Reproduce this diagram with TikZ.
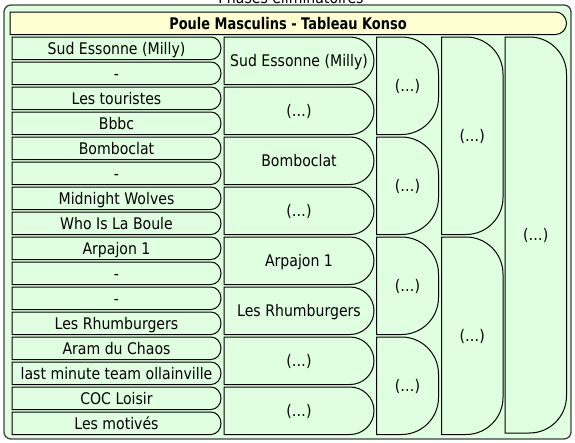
\documentclass[tikz,border=0pt]{standalone}
\usepackage{fontspec}
\setmainfont{DejaVu Sans}[FakeStretch=0.88]
\newfontfamily\hdrfont{DejaVu Sans}[FakeStretch=0.81]
\definecolor{cellgreen}{HTML}{E0FFE0}
\definecolor{panelgreen}{HTML}{E0FFE0}
\definecolor{hdryellow}{HTML}{FFFFD2}
\definecolor{panelborder}{HTML}{404040}
% rounded-right box: style, x1, y1, x2, y2, rx, ry
\newcommand\rrbox[7]{%
  \path[#1] (#2,#3) -- ({#4-#6},#3)
    arc[start angle=90,end angle=0,x radius=#6pt,y radius=#7pt]
    -- (#4,{#5-#7})
    arc[start angle=0,end angle=-90,x radius=#6pt,y radius=#7pt]
    -- (#2,#5) -- cycle;}
\tikzset{
  cell/.style={draw=black, line width=1pt, fill=cellgreen},
  hdrbox/.style={draw=black, line width=1pt, fill=hdryellow},
  panel/.style={draw=panelborder, line width=1.3pt, fill=panelgreen, rounded corners=7pt},
  lbl/.style={anchor=base, inner sep=0pt, font=\fontsize{16}{19}\selectfont},
  hdrlbl/.style={anchor=base, inner sep=0pt, font=\hdrfont\bfseries\fontsize{16}{19}\selectfont},
}
\begin{document}
\begin{tikzpicture}[x=1pt,y=-1pt]
\useasboundingbox (0,0) rectangle (575,442);
% page title, cut off at the top
\node[lbl] (title) at (291,3) {Phases éliminatoires};
% panel
\path[panel] (4,5) rectangle (571,439);
% header
\rrbox{hdrbox}{10}{12}{566.5}{34.5}{11}{11.25}
\node[hdrlbl] (hdr) at (288,29) {Poule Masculins - Tableau Konso};
% column 1
\foreach \i/\t in {0/Sud Essonne (Milly),1/-,2/Les touristes,3/Bbbc,4/Bomboclat,5/-,6/Midnight Wolves,7/Who Is La Boule,8/Arpajon 1,9/-,10/-,11/Les Rhumburgers,12/Aram du Chaos,13/last minute team ollainville,14/COC Loisir,15/Les motivés}{
  \pgfmathsetmacro\ya{37+25*\i}
  \pgfmathsetmacro\yb{59.5+25*\i}
  \pgfmathsetmacro\yt{48.25+25*\i+5.8}
  \rrbox{cell}{12}{\ya}{221}{\yb}{10}{11.25}
  \node[lbl] (a\i) at (116.5,\yt) {\t};
}
% column 2
\foreach \i/\t in {0/Sud Essonne (Milly),1/(…),2/Bomboclat,3/(…),4/Arpajon 1,5/Les Rhumburgers,6/(…),7/(…)}{
  \pgfmathsetmacro\ya{37+50*\i}
  \pgfmathsetmacro\yb{84.5+50*\i}
  \pgfmathsetmacro\yt{60.75+50*\i+5.8}
  \rrbox{cell}{224}{\ya}{374}{\yb}{24}{23.75}
  \node[lbl] (b\i) at (299,\yt) {\t};
}
% column 3
\foreach \i in {0,...,3}{
  \pgfmathsetmacro\ya{37+100*\i}
  \pgfmathsetmacro\yb{134.5+100*\i}
  \pgfmathsetmacro\yt{85.75+100*\i+5.8}
  \rrbox{cell}{376.5}{\ya}{438.5}{\yb}{37}{37}
  \node[lbl] (c\i) at (407.5,\yt) {(…)};
}
% column 4
\foreach \i in {0,1}{
  \pgfmathsetmacro\ya{37+200*\i}
  \pgfmathsetmacro\yb{234.5+200*\i}
  \pgfmathsetmacro\yt{135.75+200*\i+5.8}
  \rrbox{cell}{441.5}{\ya}{503}{\yb}{37}{37}
  \node[lbl] (d\i) at (472.25,\yt) {(…)};
}
% column 5
\rrbox{cell}{505}{37}{566.5}{433}{37}{37}
\node[lbl] (e0) at (535.75,240.8) {(…)};
\end{tikzpicture}
\end{document}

------------------------

From the data above, write out everything exactly except the pictures.

§ Response
Reproduce this diagram with TikZ.
\documentclass[tikz,border=0pt]{standalone}
\usepackage{fontspec}
\setmainfont{DejaVu Sans}[FakeStretch=0.88]
\newfontfamily\hdrfont{DejaVu Sans}[FakeStretch=0.81]
\definecolor{cellgreen}{HTML}{E0FFE0}
\definecolor{panelgreen}{HTML}{E0FFE0}
\definecolor{hdryellow}{HTML}{FFFFD2}
\definecolor{panelborder}{HTML}{404040}
% rounded-right box: style, x1, y1, x2, y2, rx, ry
\newcommand\rrbox[7]{%
  \path[#1] (#2,#3) -- ({#4-#6},#3)
    arc[start angle=90,end angle=0,x radius=#6pt,y radius=#7pt]
    -- (#4,{#5-#7})
    arc[start angle=0,end angle=-90,x radius=#6pt,y radius=#7pt]
    -- (#2,#5) -- cycle;}
\tikzset{
  cell/.style={draw=black, line width=1pt, fill=cellgreen},
  hdrbox/.style={draw=black, line width=1pt, fill=hdryellow},
  panel/.style={draw=panelborder, line width=1.3pt, fill=panelgreen, rounded corners=7pt},
  lbl/.style={anchor=base, inner sep=0pt, font=\fontsize{16}{19}\selectfont},
  hdrlbl/.style={anchor=base, inner sep=0pt, font=\hdrfont\bfseries\fontsize{16}{19}\selectfont},
}
\begin{document}
\begin{tikzpicture}[x=1pt,y=-1pt]
\useasboundingbox (0,0) rectangle (575,442);
% page title, cut off at the top
\node[lbl] (title) at (291,3) {Phases éliminatoires};
% panel
\path[panel] (4,5) rectangle (571,439);
% header
\rrbox{hdrbox}{10}{12}{566.5}{34.5}{11}{11.25}
\node[hdrlbl] (hdr) at (288,29) {Poule Masculins - Tableau Konso};
% column 1
\foreach \i/\t in {0/Sud Essonne (Milly),1/-,2/Les touristes,3/Bbbc,4/Bomboclat,5/-,6/Midnight Wolves,7/Who Is La Boule,8/Arpajon 1,9/-,10/-,11/Les Rhumburgers,12/Aram du Chaos,13/last minute team ollainville,14/COC Loisir,15/Les motivés}{
  \pgfmathsetmacro\ya{37+25*\i}
  \pgfmathsetmacro\yb{59.5+25*\i}
  \pgfmathsetmacro\yt{48.25+25*\i+5.8}
  \rrbox{cell}{12}{\ya}{221}{\yb}{10}{11.25}
  \node[lbl] (a\i) at (116.5,\yt) {\t};
}
% column 2
\foreach \i/\t in {0/Sud Essonne (Milly),1/(…),2/Bomboclat,3/(…),4/Arpajon 1,5/Les Rhumburgers,6/(…),7/(…)}{
  \pgfmathsetmacro\ya{37+50*\i}
  \pgfmathsetmacro\yb{84.5+50*\i}
  \pgfmathsetmacro\yt{60.75+50*\i+5.8}
  \rrbox{cell}{224}{\ya}{374}{\yb}{24}{23.75}
  \node[lbl] (b\i) at (299,\yt) {\t};
}
% column 3
\foreach \i in {0,...,3}{
  \pgfmathsetmacro\ya{37+100*\i}
  \pgfmathsetmacro\yb{134.5+100*\i}
  \pgfmathsetmacro\yt{85.75+100*\i+5.8}
  \rrbox{cell}{376.5}{\ya}{438.5}{\yb}{37}{37}
  \node[lbl] (c\i) at (407.5,\yt) {(…)};
}
% column 4
\foreach \i in {0,1}{
  \pgfmathsetmacro\ya{37+200*\i}
  \pgfmathsetmacro\yb{234.5+200*\i}
  \pgfmathsetmacro\yt{135.75+200*\i+5.8}
  \rrbox{cell}{441.5}{\ya}{503}{\yb}{37}{37}
  \node[lbl] (d\i) at (472.25,\yt) {(…)};
}
% column 5
\rrbox{cell}{505}{37}{566.5}{433}{37}{37}
\node[lbl] (e0) at (535.75,240.8) {(…)};
\end{tikzpicture}
\end{document}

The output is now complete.